Deaths cloud brightest days - Catastrophe in California

A TRAGEDY during the brightest days of the year, one involving young people at one of the brightest moments in their too-short lives can seem to cut more deeply than others.

There seems a special poignancy, a challenging pointlessness, about summer deaths, especially premature ones, especially as nature pushes towards the bounty of the harvest season. And though there can never be a hierarchy of loss or pain Tuesday morning’s catastrophe in California, when six Irish students enjoying a rite-of-passage summer died when a balcony collapsed during a 21st birthday party is a chilling reminder of how very cruel fate can be.

That others were critically injured and remain in danger adds to that feeling of shock and horror, one possibly amplified by misplaced regret and a feeling of powerlessness felt by the familes of the dead.
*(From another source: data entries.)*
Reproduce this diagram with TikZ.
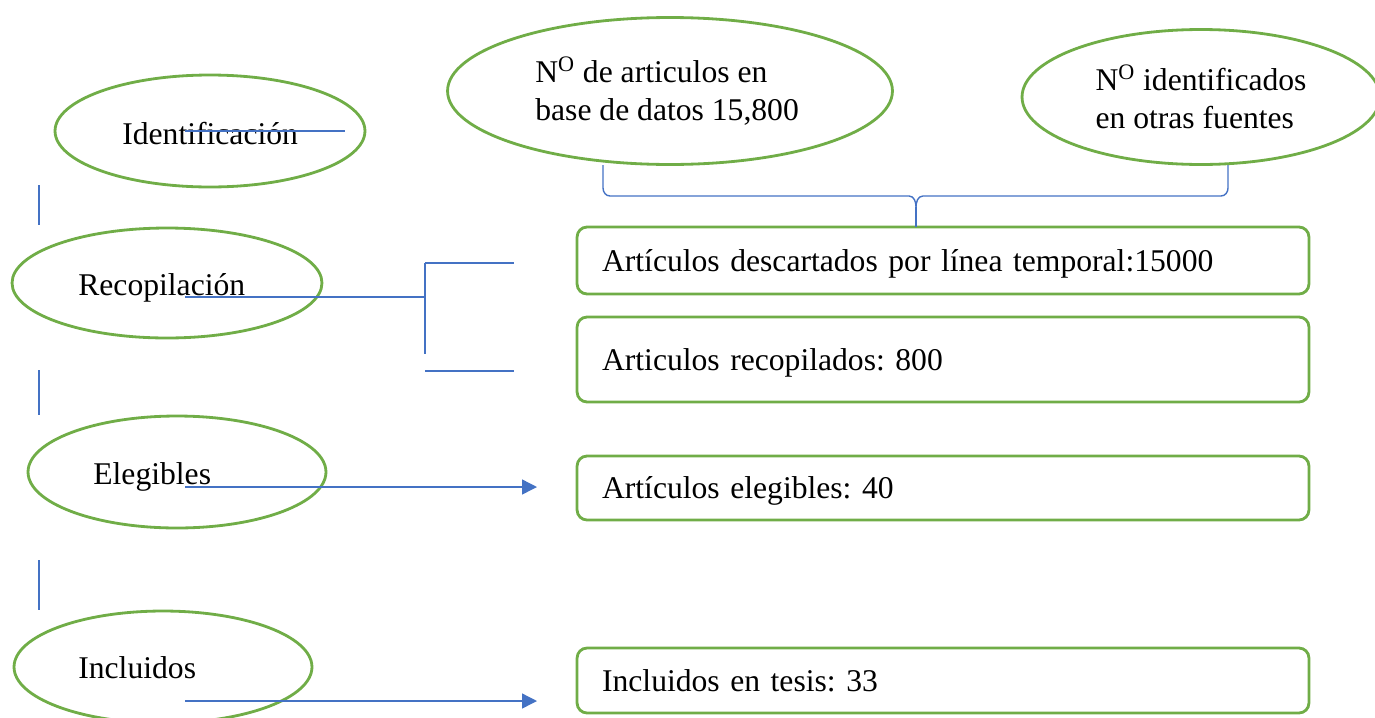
\documentclass[tikz,border=0pt]{standalone}
\usepackage{fontspec}
\setmainfont{Liberation Serif}
\usetikzlibrary{shapes.geometric, arrows.meta}
\definecolor{leaf}{HTML}{70AD47}
\definecolor{ink}{HTML}{4472C4}
\frenchspacing
\begin{document}
\begin{tikzpicture}[x=0.02cm, y=-0.02cm, font=\fontsize{18}{21.6}\selectfont,
    stage/.style = {draw=leaf, line width=1.6pt, ellipse, inner sep=0pt},
    box/.style = {draw=leaf, line width=1.6pt, rounded corners=0.2cm, minimum width=14.64cm, text width=13.64cm,
        text height=0.48cm, text depth=0.06cm, align=left, inner xsep=0.5cm},
    link/.style = {draw=ink, line width=0.8pt},
    word/.style = {anchor=base west, inner sep=0pt}]
    \useasboundingbox (0,0) rectangle (1375,717);
    % left column
    \node[stage, minimum width=6.2cm, minimum height=2.24cm] (ident) at (210,131) {};
    \node[stage, minimum width=6.2cm, minimum height=2.2cm] (recop) at (167,283) {};
    \node[stage, minimum width=5.96cm, minimum height=2.24cm] (eleg) at (177,472) {};
    \node[stage, minimum width=5.96cm, minimum height=2.24cm] (incl) at (163,667) {};
    \node[word] (identtxt) at (122,144) {Identificación};
    \node[word] (recoptxt) at (78,295) {Recopilación};
    \node[word] (elegtxt) at (93,484) {Elegibles};
    \node[word] (incltxt) at (78,678) {Incluidos};
    % sources
    \node[stage, minimum width=8.9cm, minimum height=2.94cm] (base) at (670,91) {};
    \node[word, align=left] (basetxt) at (535,120.7) {N\textsuperscript{O} de articulos en\\base de datos 15,800};
    \node[stage, minimum width=7.16cm, minimum height=2.7cm, align=left] (other) at (1201,97) {N\textsuperscript{O} identificados\\en otras fuentes};
    % boxes
    \node[box, minimum height=1.34cm] (descart) at (943,260.5) {Artículos descartados por línea temporal:15000};
    \node[box, minimum height=1.7cm] (recopart) at (943,359.5) {Articulos recopilados: 800};
    \node[box, minimum height=1.28cm] (elegart) at (943,488) {Artículos elegibles: 40};
    \node[box, minimum height=1.3cm] (tesis) at (943,680.5) {Incluidos en tesis: 33};
    % free ends
    \coordinate (i1) at (185,131);  \coordinate (i2) at (345,131);
    \coordinate (r1) at (185,297);  \coordinate (rj) at (425,297);
    \coordinate (rt) at (425,263);  \coordinate (rb) at (425,354);
    \coordinate (rt2) at (514,263);
    \coordinate (rc) at (425,371);  \coordinate (rc2) at (514,371);
    \coordinate (e1) at (185,487);  \coordinate (e2) at (537,487);
    \coordinate (n1) at (185,701);  \coordinate (n2) at (537,701);
    \coordinate (bl) at (603,165);  \coordinate (br) at (1228,165);
    \coordinate (tip) at (916,227);
    % connectors
    \draw[link] (i1) -- (i2);
    \draw[link] (r1) -- (rj);
    \draw[link] (rt) -- (rb);
    \draw[link] (rt) -- (rt2);
    \draw[link] (rc) -- (rc2);
    \draw[link, -{Triangle[length=0.3cm, width=0.3cm]}] (e1) -- (e2);
    \draw[link, -{Triangle[length=0.3cm, width=0.3cm]}] (n1) -- (n2);
    \draw[link] (bl) -- (603,188) to[out=-90, in=180] (610,196) -- (909,196)
        to[out=0, in=90] (tip |- 0,207) to[out=90, in=180] (923,196)
        -- (1221,196) to[out=0, in=-90] (1228,188) -- (br);
    \draw[link] (tip |- 0,207) -- (tip);
    % left marks
    \draw[link] (39,185) -- (39,225);
    \draw[link] (39,370) -- (39,415);
    \draw[link] (39,560) -- (39,610);
\end{tikzpicture}
\end{document}
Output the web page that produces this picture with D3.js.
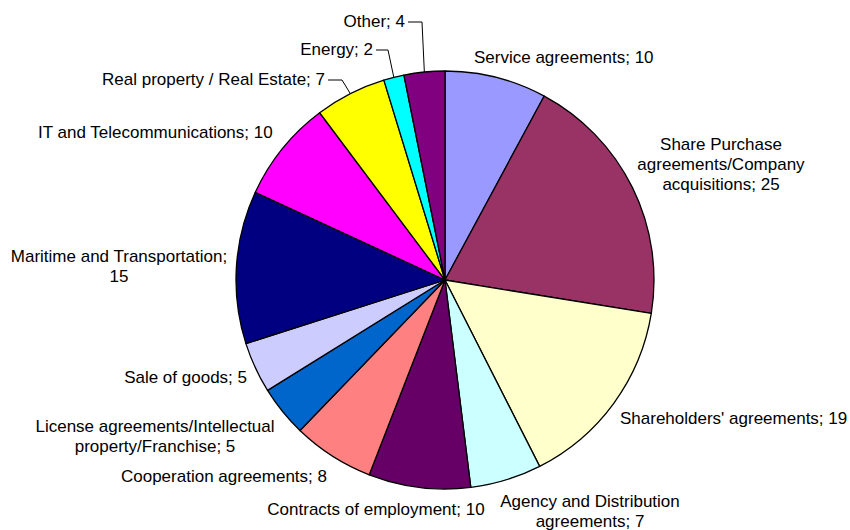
<!DOCTYPE html>
<html>
<head>
<meta charset="utf-8">
<title>Cases by area</title>
<script src="https://d3js.org/d3.v7.min.js"></script>
<style>
  body { margin: 0; background: #fff; }
  text { font-family: "Liberation Sans", Arial, sans-serif; font-size: 17px; fill: #000; }
</style>
</head>
<body>
<div id="chart"></div>
<script>
// data, clockwise from 12 o'clock
var categories = [
  "Service agreements",
  "Share Purchase\nagreements/Company\nacquisitions",
  "Shareholders' agreements",
  "Agency and Distribution\nagreements",
  "Contracts of employment",
  "Cooperation agreements",
  "License agreements/Intellectual\nproperty/Franchise",
  "Sale of goods",
  "Maritime and Transportation",
  "IT and Telecommunications",
  "Real property / Real Estate",
  "Energy",
  "Other"
];
var values = [10, 25, 19, 7, 10, 8, 5, 5, 15, 10, 7, 2, 4];
var colors = ["#9999ff", "#993366", "#ffffcc", "#ccffff", "#660066", "#ff8080",
              "#0066cc", "#ccccff", "#000080", "#ff00ff", "#ffff00", "#00ffff", "#800080"];

var width = 850, height = 530;
var cx = 445, cy = 280, radius = 209;

// label placement (baseline of first line), like the manual positions in the original
var labelLayout = [
  {x: 474, y: 63,  anchor: "start"},
  {x: 721, y: 150, anchor: "middle"},
  {x: 620, y: 424, anchor: "start"},
  {x: 590, y: 507, anchor: "middle"},
  {x: 376, y: 515, anchor: "middle"},
  {x: 327, y: 482, anchor: "end"},
  {x: 155, y: 432, anchor: "middle"},
  {x: 247, y: 383, anchor: "end"},
  {x: 119, y: 262, anchor: "middle", breakValue: true},
  {x: 38,  y: 138, anchor: "start"},
  {x: 325, y: 85,  anchor: "end", leader: 342},
  {x: 373, y: 55,  anchor: "end", leader: 388},
  {x: 405, y: 27,  anchor: "end", leader: 422}
];
var lineHeight = 20;

var svg = d3.select("#chart").append("svg")
    .attr("width", width)
    .attr("height", height);

var g = svg.append("g")
    .attr("transform", "translate(" + cx + "," + cy + ")");

var pie = d3.pie().sort(null).value(function(d) { return d; });
var arcs = pie(values);

var arc = d3.arc().innerRadius(0).outerRadius(radius);
var edge = d3.arc().innerRadius(radius).outerRadius(radius);

g.selectAll("path.slice")
  .data(arcs)
  .enter()
  .append("path")
    .attr("class", "slice")
    .attr("d", arc)
    .style("fill", function(d, i) { return colors[i]; })
    .style("stroke", "#000")
    .style("stroke-width", 1.3)
    .style("stroke-linejoin", "round");

// leader lines for the small slices at the top
arcs.forEach(function(d, i) {
  var L = labelLayout[i];
  if (!L.leader) return;
  var p = edge.centroid(d);
  var ly = L.y - 5;
  svg.append("polyline")
    .attr("points", [[L.x + 3, ly], [L.leader, ly], [cx + p[0], cy + p[1]]].join(" "))
    .style("fill", "none")
    .style("stroke", "#000")
    .style("stroke-width", 1);
});

// labels
arcs.forEach(function(d, i) {
  var L = labelLayout[i];
  var txt = categories[i] + ";" + (L.breakValue ? "\n" : " ") + values[i];
  var lines = txt.split("\n");
  var t = svg.append("text")
    .attr("x", L.x)
    .attr("y", L.y)
    .attr("text-anchor", L.anchor);
  lines.forEach(function(s, k) {
    t.append("tspan")
      .attr("x", L.x)
      .attr("dy", k === 0 ? 0 : lineHeight)
      .text(s);
  });
});
</script>
</body>
</html>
The transatlantic path is well travelled. Every summer bright, optimistic and adventurous young people, probably some of the best we have, go to work in America and come home all the wiser, all the more rounded. This autumn at least six of those who left a few short weeks ago will not return to Ireland.

Fortunately very few of us have to endure the death of a child and the turmoil endured by the students’ families can hardly be imagined. However, it may be some small comfort for them to know that they are in the thoughts of nearly everyone on this island this bright but terribly sad morning.